Gaia-X, le projet d’infrastructure européenne de la donnée visant à garantir une certaine indépendance de l’UE vis-à-vis des GAFA et BATX, a accueilli 212 nouveaux membres dont des entreprises chinoises et américaines. Une annonce étonnante pour un projet qui se veut souverain.

Gaia-X : un projet encore mal compris

Annoncé en juin 2020 à l’initiative de la France et de l’Allemagne, le projet Gaia-X n’est pas un projet de cloud européen dont l’ambition serait de créer un acteur capable de concurrencer les GAFA et autres BATX. Il s’agit plutôt d’une infrastructure européenne commune des données visant à établir des standards européens sur le traitement des données : principes de sécurité, interopérabilité, et portabilité. La mise en place d’un label Gaia-X, permettra en outre de donner une plus grande visibilité aux services de cloud qui existent chez les acteurs européens.

L’ensemble de ces standards vise à garantir à l’Europe la maîtrise de ses données pour éviter que des données stratégiques européennes ne se retrouvent sous juridiction américaine, notamment. Une initiative qui bénéficiera également au consommateur puisqu’elle lui permettra d’éviter de se retrouver prisonnier d’un acteur américain, ou chinois.

Les entreprises chinoises et américaines s’invitent à la table

Gaia-X annonçait fin mars accueillir 212 nouveaux membres (pdf) dont plusieurs grands noms américains tels que Microsoft, Google, ou Salesforce, mais aussi 3 géants chinois : Huawei, Alibaba, et Haier. Une annonce qui a soulevé de nombreuses critiques de la part de ceux qui se demandent comment assurer sa souveraineté si l’on permet aux entreprises étrangères de faire partie des discussions.

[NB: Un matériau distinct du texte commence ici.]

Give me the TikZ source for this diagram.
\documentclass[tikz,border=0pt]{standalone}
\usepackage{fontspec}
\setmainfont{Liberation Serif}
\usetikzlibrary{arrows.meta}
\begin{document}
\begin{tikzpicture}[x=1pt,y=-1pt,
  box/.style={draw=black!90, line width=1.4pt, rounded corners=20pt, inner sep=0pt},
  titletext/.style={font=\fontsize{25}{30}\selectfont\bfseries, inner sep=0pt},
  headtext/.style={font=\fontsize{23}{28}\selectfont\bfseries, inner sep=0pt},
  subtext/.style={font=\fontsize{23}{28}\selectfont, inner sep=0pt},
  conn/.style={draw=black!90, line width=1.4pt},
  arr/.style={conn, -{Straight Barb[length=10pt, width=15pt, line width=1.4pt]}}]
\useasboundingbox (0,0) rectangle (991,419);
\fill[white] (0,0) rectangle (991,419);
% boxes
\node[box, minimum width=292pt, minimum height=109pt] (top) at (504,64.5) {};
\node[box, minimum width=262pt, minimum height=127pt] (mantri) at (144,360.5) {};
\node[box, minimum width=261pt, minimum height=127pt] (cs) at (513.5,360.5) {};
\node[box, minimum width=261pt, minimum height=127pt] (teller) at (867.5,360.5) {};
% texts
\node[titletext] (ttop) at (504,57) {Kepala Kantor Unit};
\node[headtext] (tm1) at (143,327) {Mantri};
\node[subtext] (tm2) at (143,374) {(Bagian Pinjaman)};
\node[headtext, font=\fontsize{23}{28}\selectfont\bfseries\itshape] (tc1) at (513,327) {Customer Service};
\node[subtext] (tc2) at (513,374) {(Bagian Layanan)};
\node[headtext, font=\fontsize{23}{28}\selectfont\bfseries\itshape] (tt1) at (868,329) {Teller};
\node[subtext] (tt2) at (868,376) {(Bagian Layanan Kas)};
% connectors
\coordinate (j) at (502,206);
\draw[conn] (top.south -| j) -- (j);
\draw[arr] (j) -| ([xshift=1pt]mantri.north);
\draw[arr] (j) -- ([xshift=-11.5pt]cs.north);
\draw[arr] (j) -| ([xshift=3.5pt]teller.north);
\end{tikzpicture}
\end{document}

Le conseil d’administration de l’association européenne Gaia-X a donc tenu à rappeler certains points. Tout d’abord la gouvernance est hautement verrouillée par les 22 membres fondateurs, composés à 50/50 par des entreprises et institutions françaises et allemandes. Par ailleurs, les membres étrangers ne constituent que 8% du nombre total. D’après Hubert Tardieu, le président du conseil d’administration de Gaia-X, il était toutefois nécessaire d’inviter les entreprises étrangères au projet : « 75% de l’offre cloud est faite par les Gafa. Par conséquent, ne pas les avoir à bord, nous condamne à être un acteur qui complémente une offre mais dont il n’a pas le contrôle ». Effectivement, comment assurer l’interopérabilité entre les plateformes si ceux qui possèdent la donnée ne sont pas invités aux discussions.

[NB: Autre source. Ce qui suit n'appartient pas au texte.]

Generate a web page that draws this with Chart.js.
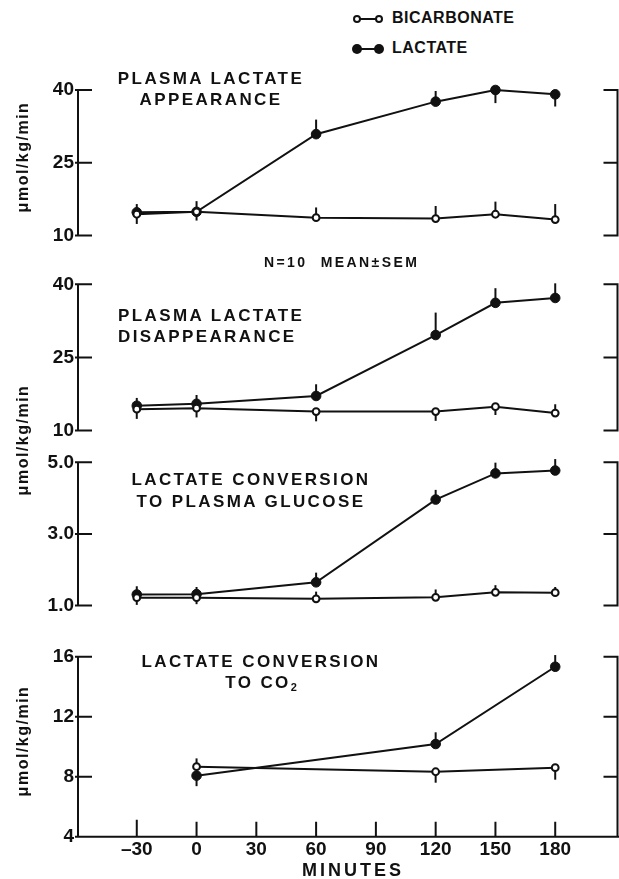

Les entreprises américaines et chinoises sont donc plus là pour prendre le pouls et se préparer aux futures annonces du projet. Les fournisseurs étrangers devront en effet s’adapter aux normes européennes et non l’inverse. En cas de refus, ces derniers ne pourront proposer des offres labellisées Gaia-X. Ils pourront tout de même continuer à commercialiser leurs solutions sur le marché européen en dehors de cette structure, mais prennent le risque de perdre certains clients.

Les premières solutions labellisées Gaia-X devraient apparaître en décembre 2021. En attendant, un dernier point épineux doit encore être traité. Actuellement, et en vertu du Cloud Act américain, les autorités américaines peuvent ordonner la divulgation de données stockées en Europe par des entreprises américaines. Un point embêtant pour une Europe qui se veut maîtresse de sa donnée. L’association travaille donc actuellement sur un label qui « qui permettrait de s’assurer que les données ne peuvent pas quitter le territoire européen ».